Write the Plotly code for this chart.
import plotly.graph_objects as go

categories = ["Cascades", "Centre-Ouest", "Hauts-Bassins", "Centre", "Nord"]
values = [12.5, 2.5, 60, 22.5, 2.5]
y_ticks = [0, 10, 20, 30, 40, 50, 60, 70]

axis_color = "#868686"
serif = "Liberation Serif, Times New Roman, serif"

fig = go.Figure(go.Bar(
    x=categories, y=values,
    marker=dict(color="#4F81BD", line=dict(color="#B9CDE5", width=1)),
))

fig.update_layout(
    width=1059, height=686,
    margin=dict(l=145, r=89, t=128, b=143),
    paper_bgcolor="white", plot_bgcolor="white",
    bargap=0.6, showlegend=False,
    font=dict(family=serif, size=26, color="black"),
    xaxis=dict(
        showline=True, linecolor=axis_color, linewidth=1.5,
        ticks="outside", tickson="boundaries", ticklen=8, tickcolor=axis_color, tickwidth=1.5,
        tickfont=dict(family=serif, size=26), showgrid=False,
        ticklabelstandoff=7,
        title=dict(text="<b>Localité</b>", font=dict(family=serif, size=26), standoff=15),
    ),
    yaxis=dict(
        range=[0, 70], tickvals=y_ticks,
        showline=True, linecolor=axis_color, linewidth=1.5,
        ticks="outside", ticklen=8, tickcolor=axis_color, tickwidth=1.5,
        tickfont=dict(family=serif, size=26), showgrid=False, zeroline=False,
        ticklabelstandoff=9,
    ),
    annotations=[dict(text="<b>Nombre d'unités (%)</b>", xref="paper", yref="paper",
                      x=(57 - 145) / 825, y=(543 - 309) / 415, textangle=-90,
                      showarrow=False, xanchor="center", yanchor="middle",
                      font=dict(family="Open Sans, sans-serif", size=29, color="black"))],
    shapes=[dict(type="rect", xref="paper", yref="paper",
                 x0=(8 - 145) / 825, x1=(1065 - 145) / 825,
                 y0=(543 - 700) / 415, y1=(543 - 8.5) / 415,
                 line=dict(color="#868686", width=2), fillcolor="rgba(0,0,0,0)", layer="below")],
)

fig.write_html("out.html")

Do this> In the listing above, reproduce the first line and each one after it through the line that contains "y_ticks = [0, 10, 20, 30, 40, 50, 60, 70]".

Result of this exercise>
Write the Plotly code for this chart.
import plotly.graph_objects as go

categories = ["Cascades", "Centre-Ouest", "Hauts-Bassins", "Centre", "Nord"]
values = [12.5, 2.5, 60, 22.5, 2.5]
y_ticks = [0, 10, 20, 30, 40, 50, 60, 70]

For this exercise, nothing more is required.